Fortunately, vets have multiple avenues for seeking relief from their mental health problems. One is using self-help strategies to reduce stress and counteract depression and anxiety. The other is seeking professional help. Let’s take a look at each possibility.


The starting point is to begin monitoring your mental state each day. Do this by keeping a “mood diary” in which you note how you feel emotionally. You can also use your diary to talk to yourself about better ways to react to stressors.

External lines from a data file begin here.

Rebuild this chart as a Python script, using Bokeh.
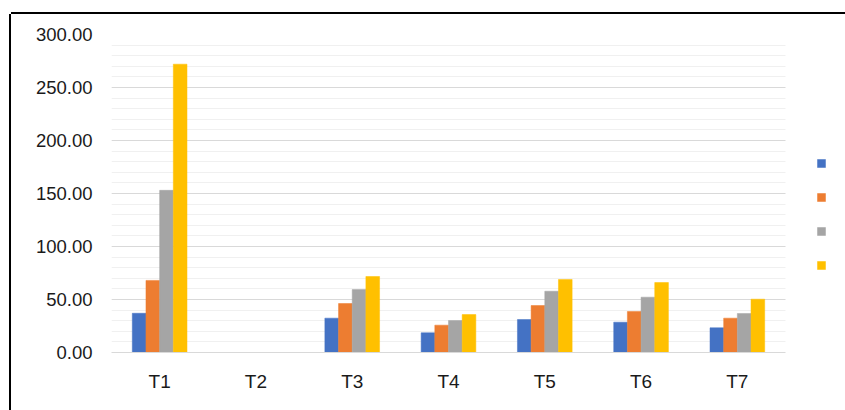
from bokeh.plotting import figure
from bokeh.models import (ColumnDataSource, Range1d, SingleIntervalTicker, FixedTicker,
                          NumeralTickFormatter, Legend, LegendItem, BoxAnnotation)
from bokeh.transform import dodge
from bokeh.core.properties import value
from bokeh.embed import file_html
from bokeh.resources import INLINE

categories = ["T1", "T2", "T3", "T4", "T5", "T6", "T7"]
series_1 = [37.0, 0, 32.4, 18.6, 31.1, 28.6, 23.3]
series_2 = [68.0, 0, 46.2, 25.8, 44.3, 38.7, 32.4]
series_3 = [153.0, 0, 59.4, 30.2, 57.8, 52.2, 36.8]
series_4 = [272.0, 0, 71.7, 35.8, 68.9, 66.0, 50.3]
series_names = ["s1", "s2", "s3", "s4"]
colors = ["#4472C4", "#ED7D31", "#A5A5A5", "#FFC000"]

n = len(categories)
xpos = [i + 0.5 for i in range(n)]
source = ColumnDataSource(dict(x=xpos, cat=categories, s1=series_1, s2=series_2,
                               s3=series_3, s4=series_4))

# frame runs to the right edge so the legend can sit inside it; the category
# area ends at x = n, the remainder is blank space
x_end = n * 734 / 674
p = figure(x_range=Range1d(0, x_end), y_range=Range1d(0, 300),
           width=834, height=396, output_backend="svg", toolbar_location=None,
           min_border_left=100, min_border_right=0, min_border_top=20, min_border_bottom=58)
p.margin = (14, 0, 0, 11)
p.styles = {"box-shadow": "0 -2px 0 0 black, -2px 0 0 0 black"}
p.outline_line_color = None
p.background_fill_color = "white"
p.border_fill_color = "white"

bw = 0.142
offsets = [-1.5 * bw, -0.5 * bw, 0.5 * bw, 1.5 * bw]
renderers = []
for name, off, c in zip(series_names, offsets, colors):
    r = p.vbar(x=dodge("x", off), top=name, width=bw, source=source,
               fill_color=c, line_color=c, line_width=0.5)
    renderers.append(r)

p.yaxis.ticker = SingleIntervalTicker(interval=50, num_minor_ticks=5)
p.yaxis.formatter = NumeralTickFormatter(format="0.00")
p.yaxis.axis_line_color = None
p.yaxis.major_tick_line_color = None
p.yaxis.minor_tick_line_color = None
p.yaxis.major_label_standoff = 13
p.yaxis.major_label_text_font = "Liberation Sans"
p.yaxis.major_label_text_font_size = "18.5px"
p.yaxis.major_label_text_color = "#1a1a1a"

p.xaxis.ticker = FixedTicker(ticks=xpos)
p.xaxis.major_label_overrides = {x: c for x, c in zip(xpos, categories)}
p.xaxis.bounds = (0, n)
p.xaxis.axis_line_color = "#d9d9d9"
p.xaxis.major_tick_line_color = None
p.xaxis.minor_tick_line_color = None
p.xaxis.major_label_standoff = 12
p.xaxis.major_label_text_font = "Liberation Sans"
p.xaxis.major_label_text_font_size = "19px"
p.xaxis.major_label_text_color = "#1a1a1a"

p.xgrid.grid_line_color = None
p.ygrid.grid_line_color = "#d9d9d9"
p.ygrid.minor_grid_line_color = "#f0f0f0"

# blank out the gridlines beyond the category area
p.add_layout(BoxAnnotation(left=n, fill_color="white", fill_alpha=1.0, line_color=None,
                           level="underlay"))

items = [LegendItem(label=value(" "), renderers=[r]) for r in renderers]
legend = Legend(items=items, location=(705, 82), padding=0, margin=0, spacing=24,
                glyph_width=10, glyph_height=10, label_height=10, label_width=0,
                label_standoff=0, label_text_font_size="1px",
                border_line_color=None, background_fill_alpha=0)
p.add_layout(legend, "center")

open("out.html", "w").write(file_html(p, INLINE))
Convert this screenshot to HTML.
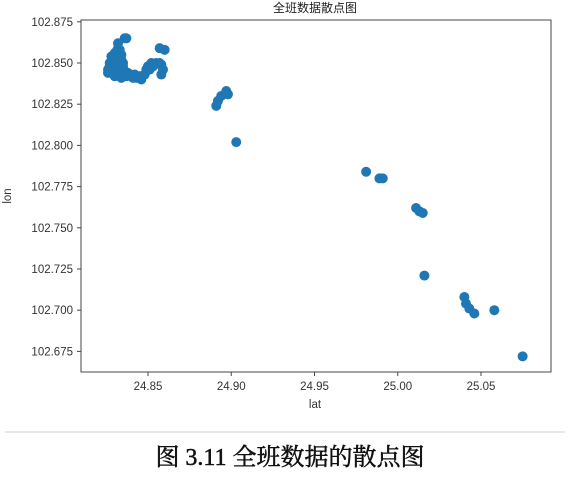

Watching for and documenting typical veterinarian mental health conditions is essential. Here are some things to monitor:

  • Unusual amount and duration of compassion fatigue
  • Overwhelming feelings of burnout
  • Generalized anxiety
  • Difficulty concentrating and sleeping
  • Depression, defined as a persistent feeling of sadness and hopelessness
  • Unusual worries about practice finances
  • Rumination about recent cases with bad outcomes, especially if you did nothing wrong
  • Thoughts of harming yourself to escape your problems

If your mental health issues are manageable— i.e., you believe you can mitigate them independently— you can adopt one or several techniques we cover in the next section. However, if you’ve been struggling with severe depression, crippling anxiety or recurring thoughts of harming yourself, seek professional assistance immediately.

Self-Help Strategies

Here are some helpful strategies to reduce behavioral symptoms and foster long-term success:

  • Breathe when you feel yourself getting stressed out– Drinking water is also helpful for resetting your stress response.
  • Try to avoid perfectionism– Always seeking perfect solutions exacerbates stress and anxiety. In the real world, “good enough” is usually perfectly fine in most situations.
  • Don’t compare yourself to others– That leads to envy and a lack of self-esteem. Better to focus on actualizing your talents than trying to copy someone else.
  • Establish boundaries– Serving your clients is important. But letting them crowd out your personal life will ultimately be a disaster. Achieving a healthy work-life balance will make you a better veterinarian over the long term.
  • Care for yourself– You’re an animal caregiver. It’s what you do. But, never lose sight of the importance of caring for yourself. Unless you sleep and eat well, exercise and engage in fun activities with family members and friends, you will run the risk of breaking down physically and emotionally, which does no good.
  • Be grateful– With so much pain, suffering and death around you every day, it’s easy to begin fixating on negativity in your life. That’s unfortunate, because life then becomes dark, scary and sad. Yet, life isn’t always that way. It’s also full of joy, fun, positive accomplishments and progress. Remind yourself to celebrate the positive things in your world. Perhaps keep a gratitude journal in which you list the top three things you’re grateful for daily.
  • Connect with people– Don’t fight your battles alone. Enlist other people in your life to help you. Discuss problems with your friends and family members. Speak frankly with a trusted colleague. Pursue therapy to learn more effective coping skills. The point is that no veterinarian is an island. You are part of a large community of people who understand what you’re going through. Reach out to them and ask for help when you need it.

Seek Professional Support

If self-help strategies don’t help you and you begin having thoughts of harming yourself, it’s time to seek psychiatric intervention. Check with your state veterinary group for referrals to mental health providers familiar with veterinarian mental health challenges. If you feel you’re on the brink taking your own life, call the National Suicide Prevention Hotline at 988.